Directions for this task: Return the listing below verbatim. Pictures do not belong in the copy.

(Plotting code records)
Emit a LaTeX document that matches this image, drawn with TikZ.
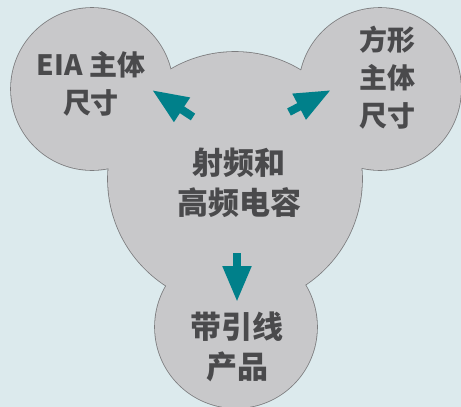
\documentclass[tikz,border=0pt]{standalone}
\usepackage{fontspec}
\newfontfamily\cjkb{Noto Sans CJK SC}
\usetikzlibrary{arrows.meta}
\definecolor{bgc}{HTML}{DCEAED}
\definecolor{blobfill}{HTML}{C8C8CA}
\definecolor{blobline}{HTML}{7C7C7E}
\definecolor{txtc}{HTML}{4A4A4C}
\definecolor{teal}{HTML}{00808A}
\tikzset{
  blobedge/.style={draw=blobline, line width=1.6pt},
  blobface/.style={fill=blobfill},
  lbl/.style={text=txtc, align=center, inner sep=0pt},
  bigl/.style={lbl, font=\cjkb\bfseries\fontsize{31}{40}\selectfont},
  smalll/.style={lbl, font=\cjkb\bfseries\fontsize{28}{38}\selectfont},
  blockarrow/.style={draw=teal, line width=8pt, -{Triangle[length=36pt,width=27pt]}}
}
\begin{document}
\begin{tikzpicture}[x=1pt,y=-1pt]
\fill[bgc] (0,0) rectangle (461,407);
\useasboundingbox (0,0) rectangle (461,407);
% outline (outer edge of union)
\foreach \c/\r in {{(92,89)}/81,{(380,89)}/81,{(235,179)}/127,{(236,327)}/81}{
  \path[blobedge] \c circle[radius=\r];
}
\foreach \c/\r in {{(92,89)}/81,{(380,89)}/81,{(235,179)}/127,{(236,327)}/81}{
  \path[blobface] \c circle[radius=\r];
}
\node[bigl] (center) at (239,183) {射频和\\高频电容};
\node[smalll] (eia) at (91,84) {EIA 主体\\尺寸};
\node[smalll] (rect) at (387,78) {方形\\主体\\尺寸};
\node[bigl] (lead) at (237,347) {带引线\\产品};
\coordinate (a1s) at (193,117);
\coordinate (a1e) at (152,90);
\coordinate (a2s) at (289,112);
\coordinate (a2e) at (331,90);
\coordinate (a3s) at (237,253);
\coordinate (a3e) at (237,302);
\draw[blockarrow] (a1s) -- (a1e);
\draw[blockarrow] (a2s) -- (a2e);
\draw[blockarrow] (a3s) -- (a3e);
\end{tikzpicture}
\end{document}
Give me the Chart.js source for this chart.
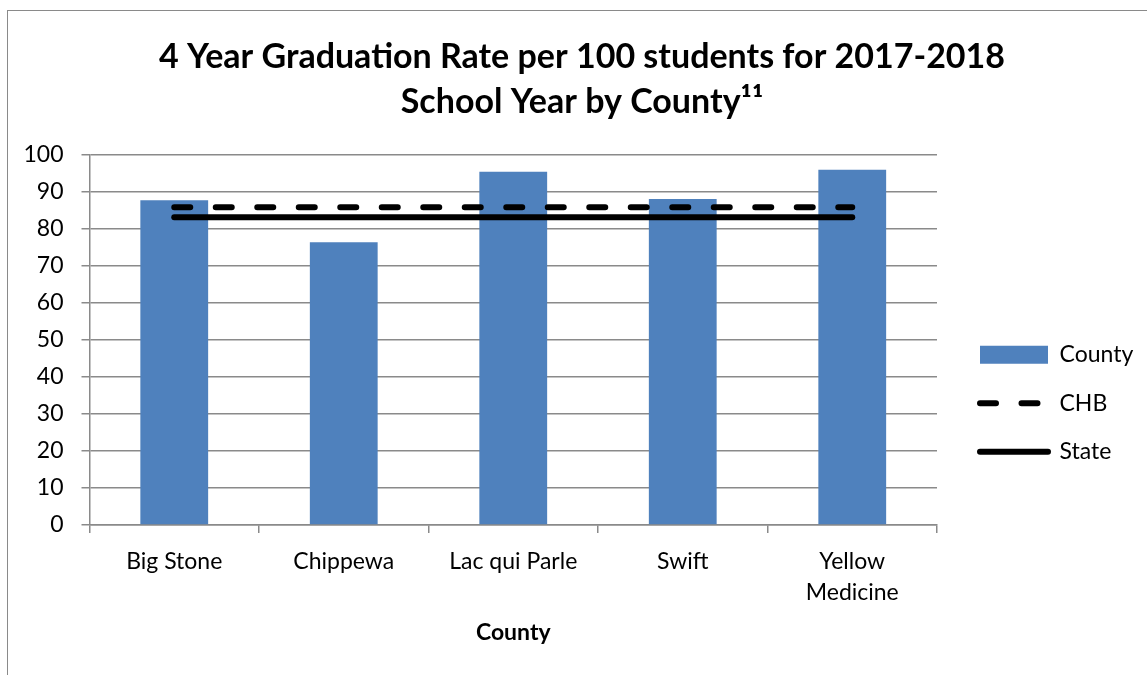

Answer:
Emit a LaTeX document that matches this image, drawn with TikZ.
\documentclass[tikz,border=0pt]{standalone}
\usepackage{fontspec}
\newfontfamily\cjkb{Noto Sans CJK SC}
\usetikzlibrary{arrows.meta}
\definecolor{bgc}{HTML}{DCEAED}
\definecolor{blobfill}{HTML}{C8C8CA}
\definecolor{blobline}{HTML}{7C7C7E}
\definecolor{txtc}{HTML}{4A4A4C}
\definecolor{teal}{HTML}{00808A}
\tikzset{
  blobedge/.style={draw=blobline, line width=1.6pt},
  blobface/.style={fill=blobfill},
  lbl/.style={text=txtc, align=center, inner sep=0pt},
  bigl/.style={lbl, font=\cjkb\bfseries\fontsize{31}{40}\selectfont},
  smalll/.style={lbl, font=\cjkb\bfseries\fontsize{28}{38}\selectfont},
  blockarrow/.style={draw=teal, line width=8pt, -{Triangle[length=36pt,width=27pt]}}
}
\begin{document}
\begin{tikzpicture}[x=1pt,y=-1pt]
\fill[bgc] (0,0) rectangle (461,407);
\useasboundingbox (0,0) rectangle (461,407);
% outline (outer edge of union)
\foreach \c/\r in {{(92,89)}/81,{(380,89)}/81,{(235,179)}/127,{(236,327)}/81}{
  \path[blobedge] \c circle[radius=\r];
}
\foreach \c/\r in {{(92,89)}/81,{(380,89)}/81,{(235,179)}/127,{(236,327)}/81}{
  \path[blobface] \c circle[radius=\r];
}
\node[bigl] (center) at (239,183) {射频和\\高频电容};
\node[smalll] (eia) at (91,84) {EIA 主体\\尺寸};
\node[smalll] (rect) at (387,78) {方形\\主体\\尺寸};
\node[bigl] (lead) at (237,347) {带引线\\产品};
\coordinate (a1s) at (193,117);
\coordinate (a1e) at (152,90);
\coordinate (a2s) at (289,112);
\coordinate (a2e) at (331,90);
\coordinate (a3s) at (237,253);
\coordinate (a3e) at (237,302);
\draw[blockarrow] (a1s) -- (a1e);
\draw[blockarrow] (a2s) -- (a2e);
\draw[blockarrow] (a3s) -- (a3e);
\end{tikzpicture}
\end{document}
Give me the Chart.js source for this chart.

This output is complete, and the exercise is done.